YOUR TASK:
Starting at the first line of the data, print each line verbatim up to and including the line bearing "const canvasRef = useRef<HTMLCanvasElement", omitting pictures.

DATA:

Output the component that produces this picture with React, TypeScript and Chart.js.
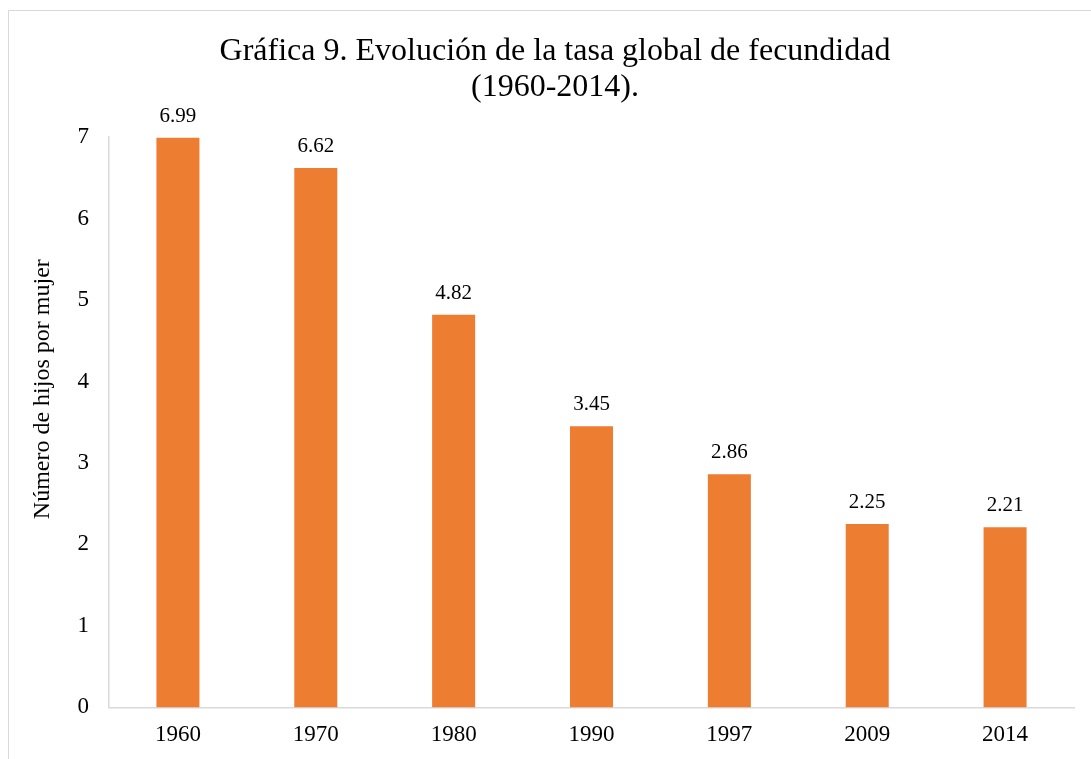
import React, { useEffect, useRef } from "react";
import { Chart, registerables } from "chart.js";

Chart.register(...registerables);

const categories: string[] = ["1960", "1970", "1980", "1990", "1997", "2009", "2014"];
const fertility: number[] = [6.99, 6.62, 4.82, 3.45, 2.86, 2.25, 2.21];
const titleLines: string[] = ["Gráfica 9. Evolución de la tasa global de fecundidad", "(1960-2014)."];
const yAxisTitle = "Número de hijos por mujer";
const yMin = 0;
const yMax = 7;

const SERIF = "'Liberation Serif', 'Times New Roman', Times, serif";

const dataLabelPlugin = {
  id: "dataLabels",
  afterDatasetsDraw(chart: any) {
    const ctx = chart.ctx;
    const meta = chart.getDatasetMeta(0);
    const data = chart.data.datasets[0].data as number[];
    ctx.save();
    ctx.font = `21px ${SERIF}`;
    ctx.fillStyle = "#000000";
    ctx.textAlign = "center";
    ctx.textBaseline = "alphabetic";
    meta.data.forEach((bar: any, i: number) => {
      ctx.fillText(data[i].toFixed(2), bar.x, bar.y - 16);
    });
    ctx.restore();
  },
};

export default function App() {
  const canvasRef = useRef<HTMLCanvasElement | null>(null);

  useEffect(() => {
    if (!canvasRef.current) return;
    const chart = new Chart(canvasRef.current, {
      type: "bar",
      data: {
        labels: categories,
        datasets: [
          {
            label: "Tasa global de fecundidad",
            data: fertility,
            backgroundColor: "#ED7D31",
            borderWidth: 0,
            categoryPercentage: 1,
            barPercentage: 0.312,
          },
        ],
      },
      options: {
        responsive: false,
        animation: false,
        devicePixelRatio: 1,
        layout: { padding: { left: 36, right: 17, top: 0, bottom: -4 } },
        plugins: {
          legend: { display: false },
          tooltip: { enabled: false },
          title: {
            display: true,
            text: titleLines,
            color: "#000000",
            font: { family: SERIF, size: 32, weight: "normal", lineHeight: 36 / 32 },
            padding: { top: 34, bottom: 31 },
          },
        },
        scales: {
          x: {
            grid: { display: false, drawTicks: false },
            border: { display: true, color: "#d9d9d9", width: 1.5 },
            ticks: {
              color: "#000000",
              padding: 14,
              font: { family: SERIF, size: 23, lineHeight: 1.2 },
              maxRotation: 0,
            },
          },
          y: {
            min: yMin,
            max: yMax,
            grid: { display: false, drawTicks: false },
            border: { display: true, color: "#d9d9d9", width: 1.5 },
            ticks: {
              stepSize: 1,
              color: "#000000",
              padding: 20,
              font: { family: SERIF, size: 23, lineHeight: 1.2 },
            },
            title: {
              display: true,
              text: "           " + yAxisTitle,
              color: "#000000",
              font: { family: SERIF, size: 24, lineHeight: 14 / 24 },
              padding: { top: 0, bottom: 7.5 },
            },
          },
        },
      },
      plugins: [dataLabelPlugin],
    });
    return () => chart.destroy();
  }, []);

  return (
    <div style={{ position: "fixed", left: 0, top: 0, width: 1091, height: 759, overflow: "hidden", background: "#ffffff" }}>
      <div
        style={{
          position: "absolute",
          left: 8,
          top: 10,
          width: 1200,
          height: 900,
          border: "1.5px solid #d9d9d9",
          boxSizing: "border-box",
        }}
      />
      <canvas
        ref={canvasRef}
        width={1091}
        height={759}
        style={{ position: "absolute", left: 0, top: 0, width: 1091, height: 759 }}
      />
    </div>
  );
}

FINAL RESULT:
Output the component that produces this picture with React, TypeScript and Chart.js.
import React, { useEffect, useRef } from "react";
import { Chart, registerables } from "chart.js";

Chart.register(...registerables);

const categories: string[] = ["1960", "1970", "1980", "1990", "1997", "2009", "2014"];
const fertility: number[] = [6.99, 6.62, 4.82, 3.45, 2.86, 2.25, 2.21];
const titleLines: string[] = ["Gráfica 9. Evolución de la tasa global de fecundidad", "(1960-2014)."];
const yAxisTitle = "Número de hijos por mujer";
const yMin = 0;
const yMax = 7;

const SERIF = "'Liberation Serif', 'Times New Roman', Times, serif";

const dataLabelPlugin = {
  id: "dataLabels",
  afterDatasetsDraw(chart: any) {
    const ctx = chart.ctx;
    const meta = chart.getDatasetMeta(0);
    const data = chart.data.datasets[0].data as number[];
    ctx.save();
    ctx.font = `21px ${SERIF}`;
    ctx.fillStyle = "#000000";
    ctx.textAlign = "center";
    ctx.textBaseline = "alphabetic";
    meta.data.forEach((bar: any, i: number) => {
      ctx.fillText(data[i].toFixed(2), bar.x, bar.y - 16);
    });
    ctx.restore();
  },
};

export default function App() {
  const canvasRef = useRef<HTMLCanvasElement | null>(null);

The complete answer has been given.